As we learn more about Michelle Obama's new book, we are getting a glimpse into some of the more private aspects of her life -- and for one Women's Studies class at Wellesley College, it was the former first lady's openness about a very painful point in her life that led to an enlightening classroom conversation.
Obama's new book, "Becoming," provided a launching point for discussion in professor Rosanna Hertz's contemporary reproduction class, as Hertz admitted she was stunned to learn the former first lady used in vitro fertizilization, IVF, to conceive both her children.
Hertz, chair of the Women's and Gender studies program at Wellesley College, asked students how they felt about Obama revealing such personal information.
"Maybe she could have talked about it while she was first lady, because that's when you really have this major platform," one student opined.
"I think if she had done it while her husband was still president, I think more people would've empathized with her," another said.

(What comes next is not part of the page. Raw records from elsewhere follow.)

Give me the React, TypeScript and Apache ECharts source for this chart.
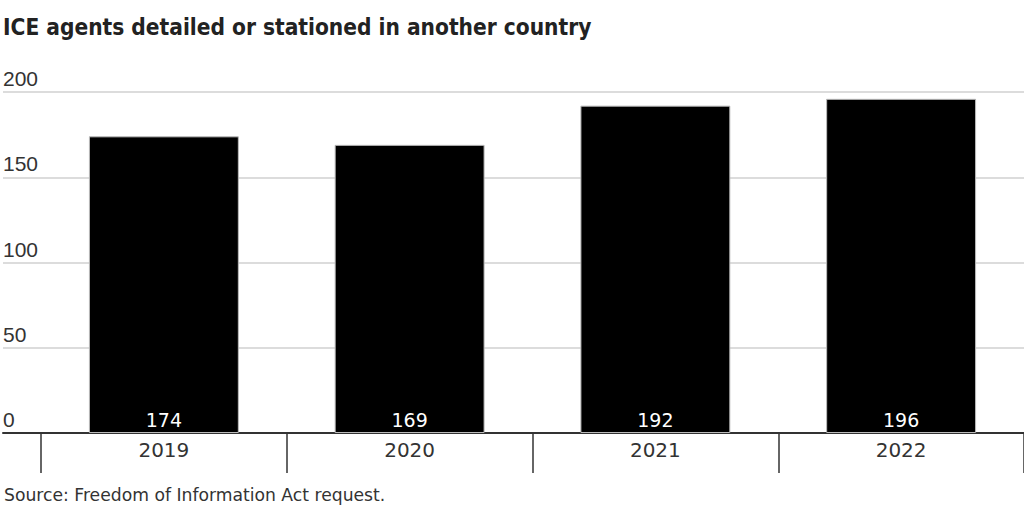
import React, { useEffect, useRef } from "react";
import * as echarts from "echarts";

const categories = ["2019", "2020", "2021", "2022"];
const agents = [174, 169, 192, 196];
const yTicks = [0, 50, 100, 150, 200];

const title = "ICE agents detailed or stationed in another country";
const source = "Source: Freedom of Information Act request.";

export default function App() {
  const ref = useRef<HTMLDivElement>(null);
  useEffect(() => {
    if (!ref.current) return;
    const chart = echarts.init(ref.current, null, { renderer: "svg" });
    const top = 92;
    const bottom = 79;
    const font = "'Liberation Sans', Arial, sans-serif";
    const font2 = "'DejaVu Sans', sans-serif";
    chart.setOption({
      animation: false,
      graphic: [
        {
          type: "text",
          left: 3,
          top: 15,
          style: {
            text: title,
            font: "bold 22.5px 'DejaVu Sans Condensed', 'Liberation Sans', sans-serif",
            fill: "#222",
          },
        },
        {
          type: "text",
          left: 4,
          top: 486,
          style: { text: source, font: "17.2px " + font2, fill: "#333" },
        },
      ],
      grid: [
        { left: 0, right: 0, top, bottom },
        { left: 41, right: 0, top, bottom },
      ],
      xAxis: [
        {
          gridIndex: 0,
          type: "value",
          min: 0,
          max: 1,
          axisLine: { show: true, onZero: false, lineStyle: { color: "#333", width: 2 } },
          axisTick: { show: false },
          axisLabel: { show: false },
          splitLine: { show: false },
        },
        {
          gridIndex: 1,
          type: "category",
          data: categories,
          axisLine: { show: false },
          axisTick: { show: true, length: 40, lineStyle: { color: "#333", width: 1.5 } },
          axisLabel: { color: "#333", fontSize: 20, fontFamily: font2, margin: 7 },
        },
      ],
      yAxis: [
        {
          gridIndex: 0,
          type: "value",
          min: 0,
          max: 200,
          interval: 50,
          axisLine: { show: false },
          axisTick: { show: false },
          axisLabel: {
            inside: true,
            margin: 0,
            align: "left",
            verticalAlign: "bottom",
            padding: [0, 0, 3, 0],
            color: "#333",
            fontSize: 21,
            fontFamily: font,
            formatter: (v: number) => (yTicks.includes(v) ? String(v) : ""),
          },
          splitLine: { show: true, lineStyle: { color: "#d0d0d0", width: 1.5 } },
        },
        {
          gridIndex: 1,
          type: "value",
          min: 0,
          max: 200,
          interval: 50,
          show: false,
          splitLine: { show: false },
        },
      ],
      series: [
        {
          type: "bar",
          xAxisIndex: 1,
          yAxisIndex: 1,
          data: agents,
          barWidth: "61%",
          itemStyle: { color: "#000", borderColor: "#bbb", borderWidth: 1 },
          label: {
            show: true,
            position: "insideBottom",
            distance: 4,
            color: "#fff",
            fontSize: 19,
            fontFamily: font2,
          },
        },
      ],
    });
    return () => chart.dispose();
  }, []);
  return (
    <div
      ref={ref}
      style={{ position: "fixed", left: 0, top: 0, width: 1024, height: 512, background: "#fff" }}
    />
  );
}
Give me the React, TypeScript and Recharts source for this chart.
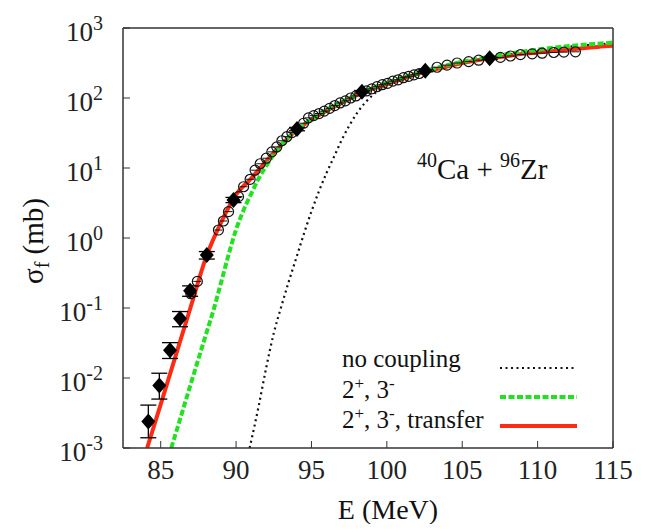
import React from 'react';
import { ComposedChart, Line, Scatter, XAxis, YAxis, ErrorBar } from 'recharts';

const FONT = '"Liberation Serif", "Times New Roman", Times, serif';

// x-axis (E, MeV) and y-axis (sigma_f, mb) ticks
const xTicks = [85, 90, 95, 100, 105, 110, 115];
const yTicks = [0.001, 0.01, 0.1, 1, 10, 100, 1000];

// no coupling (black dotted)
const noCouplingE = [90.9, 91.5, 92, 92.5, 93, 93.5, 94, 94.5, 95, 95.5, 96, 96.5, 97, 97.5, 98, 98.5, 99, 100, 101, 102, 103, 104, 106, 108, 110, 112, 115];
const noCouplingSigma = [0.001, 0.00398, 0.0141, 0.0437, 0.105, 0.24, 0.525, 1.15, 2.4, 4.68, 8.5, 14.5, 25, 40, 60, 83, 107, 151, 190, 224, 257, 288, 355, 417, 479, 537, 603];

// 2+, 3- (green dashed)
const inelasticE = [85.7, 86, 87, 88, 88.5, 89, 89.5, 90, 90.5, 91, 91.5, 92, 92.5, 93, 94, 95, 96, 97, 98, 99, 100, 102, 104, 106, 108, 110, 112, 115];
const inelasticSigma = [0.001, 0.00162, 0.0083, 0.0417, 0.093, 0.229, 0.575, 1.32, 2.51, 4.27, 7.08, 10.7, 15.5, 21.4, 34.7, 50, 68, 87, 112, 138, 166, 224, 295, 363, 427, 490, 550, 617];

// 2+, 3-, transfer (red solid)
const transferE = [84.1, 85, 86, 87, 88, 89, 90, 91, 92, 93, 94, 95, 96, 97, 98, 99, 100, 101, 102, 103, 104, 105, 106, 107, 108, 109, 110, 111, 112, 113, 114, 115];
const transferSigma = [0.001, 0.0042, 0.021, 0.105, 0.525, 1.66, 4.17, 7.08, 12.6, 21.4, 34.7, 49, 66, 85, 110, 135, 158, 186, 219, 251, 282, 316, 347, 372, 398, 427, 447, 468, 490, 513, 537, 556];

// filled diamonds (data set 1)
const diamondE = [84.18, 84.91, 85.62, 86.28, 86.95, 88.06, 89.83, 94.04, 98.35, 102.55, 106.82];
const diamondSigma = [0.0024, 0.0078, 0.025, 0.071, 0.177, 0.57, 3.5, 36, 123, 245, 369];
const diamondErrLow = [0.001, 0.0028, 0.006, 0.017, 0.03, 0.07, 0.3, 2, 5, 8, 12];
const diamondErrHigh = [0.0017, 0.0039, 0.007, 0.018, 0.03, 0.07, 0.3, 2, 5, 8, 12];

// open circles (data set 2)
const circleE = [87.0, 87.43, 88.83, 89.16, 89.5, 90.16, 90.5, 90.93, 91.26, 91.6, 92.0, 92.37, 92.7, 93.04, 93.37, 93.7, 94.48, 94.8, 95.15, 95.5, 95.85, 96.2, 96.55, 96.9, 97.25, 97.6, 97.95, 98.65, 99.0, 99.35, 99.7, 100.05, 100.4, 100.75, 101.1, 101.45, 101.8, 102.15, 103.33, 103.99, 104.66, 105.43, 106.09, 107.53, 108.2, 108.86, 109.64, 110.3, 111.07, 111.74, 112.51];
const circleSigma = [0.16, 0.24, 1.3, 1.75, 2.38, 3.9, 5.4, 6.9, 9.3, 11.5, 13.8, 17, 20, 24.5, 28, 32, 43.6, 52, 56, 60, 65, 71, 78, 85, 91, 100, 107, 126, 135, 145, 155, 162, 174, 182, 195, 204, 214, 224, 275, 295, 316, 331, 347, 380, 398, 417, 427, 437, 447, 452, 457];

const legendLabels = ['no coupling', '2+, 3-', '2+, 3-, transfer'];

const zip = (xs: number[], ys: number[]) => xs.map((x, i) => ({ x, y: ys[i] }));

const noCouplingData = zip(noCouplingE, noCouplingSigma);
const inelasticData = zip(inelasticE, inelasticSigma);
const transferData = zip(transferE, transferSigma);
const diamondData = diamondE.map((x, i) => ({ x, y: diamondSigma[i], err: [diamondErrLow[i], diamondErrHigh[i]] }));
const circleData = zip(circleE, circleSigma);

const RED = '#ff2a12';
const GREEN = '#22e022';
const AXIS = '#333';

const YTick = (props: any) => {
  const { x, y, payload } = props;
  const exp = Math.round(Math.log10(payload.value));
  return (
    <text x={x} y={y + 13} textAnchor="end" fontFamily={FONT} fontSize={27} fill="#222">
      10<tspan dy={-11} fontSize={20}>{exp < 0 ? '-' + -exp : String(exp)}</tspan>
    </text>
  );
};

const Diamond = (props: any) => {
  const { cx, cy } = props;
  if (cx == null || cy == null) return null;
  return <polygon points={`${cx},${cy - 8} ${cx + 7},${cy} ${cx},${cy + 8} ${cx - 7},${cy}`} fill="#000" />;
};

const OpenCircle = (props: any) => {
  const { cx, cy } = props;
  if (cx == null || cy == null) return null;
  return (
    <g>
      <circle cx={cx} cy={cy} r={5} fill="none" stroke="#111" strokeWidth={1.2} />
      <line x1={cx - 4} x2={cx + 4} y1={cy} y2={cy} stroke="#111" strokeWidth={1} />
    </g>
  );
};

const Sup = ({ children }: any) => <tspan dy={-9} fontSize={17}>{children}</tspan>;

const Decorations = () => (
  <g fontFamily={FONT} fill="#111">
    {/* axis titles */}
    <text x={388} y={519} textAnchor="middle" fontSize={28}>E (MeV)</text>
    <text transform="translate(43,241) rotate(-90)" textAnchor="middle" fontSize={29}>
      σ<tspan dy={6} fontSize={20}>f</tspan><tspan dy={-6}> (mb)</tspan>
    </text>
    {/* reaction annotation */}
    <text x={417} y={179} fontSize={29}>
      <tspan dy={-12} fontSize={20}>40</tspan><tspan dy={12}>Ca + </tspan><tspan dy={-12} fontSize={20}>96</tspan><tspan dy={12}>Zr</tspan>
    </text>
    {/* legend */}
    <text x={342} y={367} fontSize={25}>{legendLabels[0]}</text>
    <text x={342} y={398} fontSize={25}>2<Sup>+</Sup><tspan dy={9}>, 3</tspan><Sup>-</Sup></text>
    <text x={342} y={428} fontSize={25}>2<Sup>+</Sup><tspan dy={9}>, 3</tspan><Sup>-</Sup><tspan dy={9}>, transfer</tspan></text>
    <line x1={500} x2={577} y1={368} y2={368} stroke="#111" strokeWidth={2.2} strokeDasharray="2 3.5" />
    <line x1={500} x2={577} y1={397} y2={397} stroke={GREEN} strokeWidth={4} strokeDasharray="6 2.5" />
    <line x1={500} x2={577} y1={426} y2={426} stroke={RED} strokeWidth={4} />
  </g>
);

export default function App() {
  return (
    <div style={{ margin: -8 }}>
      <ComposedChart width={648} height={532} margin={{ top: 27, right: 34, bottom: 0, left: 0 }}>
        <XAxis
          type="number"
          dataKey="x"
          domain={[82.5, 115]}
          ticks={xTicks}
          interval={0}
          allowDataOverflow
          height={84}
          tickSize={-7}
          tickMargin={19}
          stroke={AXIS}
          axisLine={{ stroke: AXIS, strokeWidth: 1.5 }}
          tick={{ fontSize: 27, fontFamily: FONT, fill: '#222' }}
        />
        <XAxis
          xAxisId="top"
          orientation="top"
          type="number"
          domain={[82.5, 115]}
          ticks={xTicks}
          interval={0}
          allowDataOverflow
          height={1}
          tickSize={-7}
          tick={false}
          stroke={AXIS}
          axisLine={{ stroke: AXIS, strokeWidth: 1.5 }}
        />
        <YAxis
          type="number"
          scale="log"
          domain={[0.001, 1000]}
          ticks={yTicks}
          interval={0}
          allowDataOverflow
          width={123}
          tickSize={-7}
          tickMargin={27}
          stroke={AXIS}
          axisLine={{ stroke: AXIS, strokeWidth: 1.5 }}
          tick={<YTick />}
        />
        <YAxis
          yAxisId="right"
          orientation="right"
          type="number"
          scale="log"
          domain={[0.001, 1000]}
          ticks={yTicks}
          interval={0}
          allowDataOverflow
          width={1}
          tickSize={-7}
          tick={false}
          stroke={AXIS}
          axisLine={{ stroke: AXIS, strokeWidth: 1.5 }}
        />
        <Line data={noCouplingData} dataKey="y" type="monotone" stroke="#111" strokeWidth={2.2} strokeDasharray="2 3.5" dot={false} isAnimationActive={false} />
        <Line data={transferData} dataKey="y" type="monotone" stroke={RED} strokeWidth={4} dot={false} isAnimationActive={false} />
        <Line data={inelasticData} dataKey="y" type="monotone" stroke={GREEN} strokeWidth={4} strokeDasharray="6 2.5" dot={false} isAnimationActive={false} />
        <Scatter data={circleData} dataKey="y" shape={<OpenCircle />} isAnimationActive={false} />
        <Scatter data={diamondData} dataKey="y" shape={<Diamond />} isAnimationActive={false}>
          <ErrorBar dataKey="err" direction="y" width={8} stroke="#000" strokeWidth={1.3} />
        </Scatter>
        <Decorations />
      </ComposedChart>
    </div>
  );
}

But some students say they understand the former first lady's reluctance to discuss it while in the White House.
"I think there was a lot of pressure to act like everything in their marriage and everything in their family was OK," one said.
"I think at the end of the day, she tried to protect not only herself, but her family," added another.
"Hopefully this conversation will allow for there to be less stigma around the use of IVF," said another student.
Obama also writes about Donald Trump in the memoir, calling him a misogynist and saying she will never forgive Trump for the danger he put her family in when spread the "birther" controversy. Asked what they thought, one student summed up what many were thinking: "It's about time."
Obama writes that her decision to have IVF came after suffering a miscarriage, and that she didn't know 20 years ago just how common miscarriages are.